Je ne vois pas d’autres façon que de commencer par le proche, à portée de main, de vue, pour aller vers quelque chose de plus grand, quelque chose qui nous dépasse infiniment et parfois nous emporte.
L’année dernière j’ai commencé à peindre de grandes études directement sur le motif. La plupart dans la Forêt de Hez-Froidmont dans l’Oise, proche de mon atelier. Cette double immersion, dans la nature et dans l’espace blanc de la feuille, a accentué ce sentiment de dépassement au cours du travail. Toute l’année j’y ai dessiné au plus près du rythme des saisons.
J’ai ensuite retravaillé à l’atelier de nombreuses études pendant des mois. La fraîcheur de l’étude est l’élan irremplaçable, la gageure consiste à trouver un point d’équilibre : maintenir vivante la spontanéité de l’esquisse tout en donnant du poids à l’œuvre. Mais je ne sais toujours pas très bien pourquoi je ressens une si grande joie quand je dessine ce monde végétal. Si la séance de travail marche bien je me sens porté par un sentiment presque mystique, j’ai l’impression d’être habité par un souffle autre que le mien.
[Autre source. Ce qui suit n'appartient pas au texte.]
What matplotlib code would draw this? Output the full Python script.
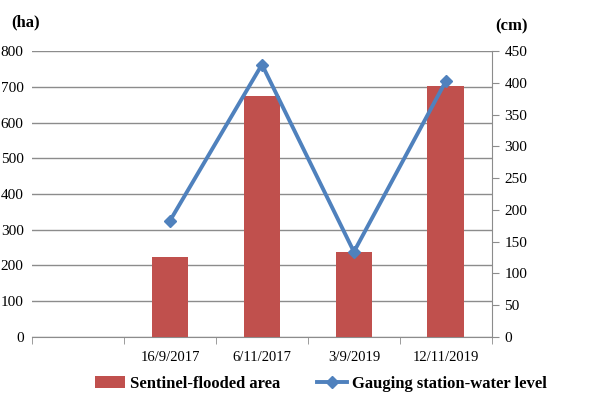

Car pendant les séances « sur le motif » vient aussi ce moment décisif où on voit tout en couleur. C’est le moment où l’œil bascule dans le paysage. On ne contemple plus un paysage avec des champs, des arbres, des fleurs, des nuages… Soudain, il n’y a plus que des formes et des couleurs. Les détails disparaissent pour laisser place à des structures essentielles. L’arbre qu’on appelle « saule » devient ainsi une tache de couleur vert-gris, légèrement bleutée, faite de céruléum et d’un peu d’ocre jaune, une pointe de noir et de blanc. Comme si l’œil ouvrait un espace inconnu où le monde deviendrait une immense palette. C’est l’instant d’une innocence retrouvée.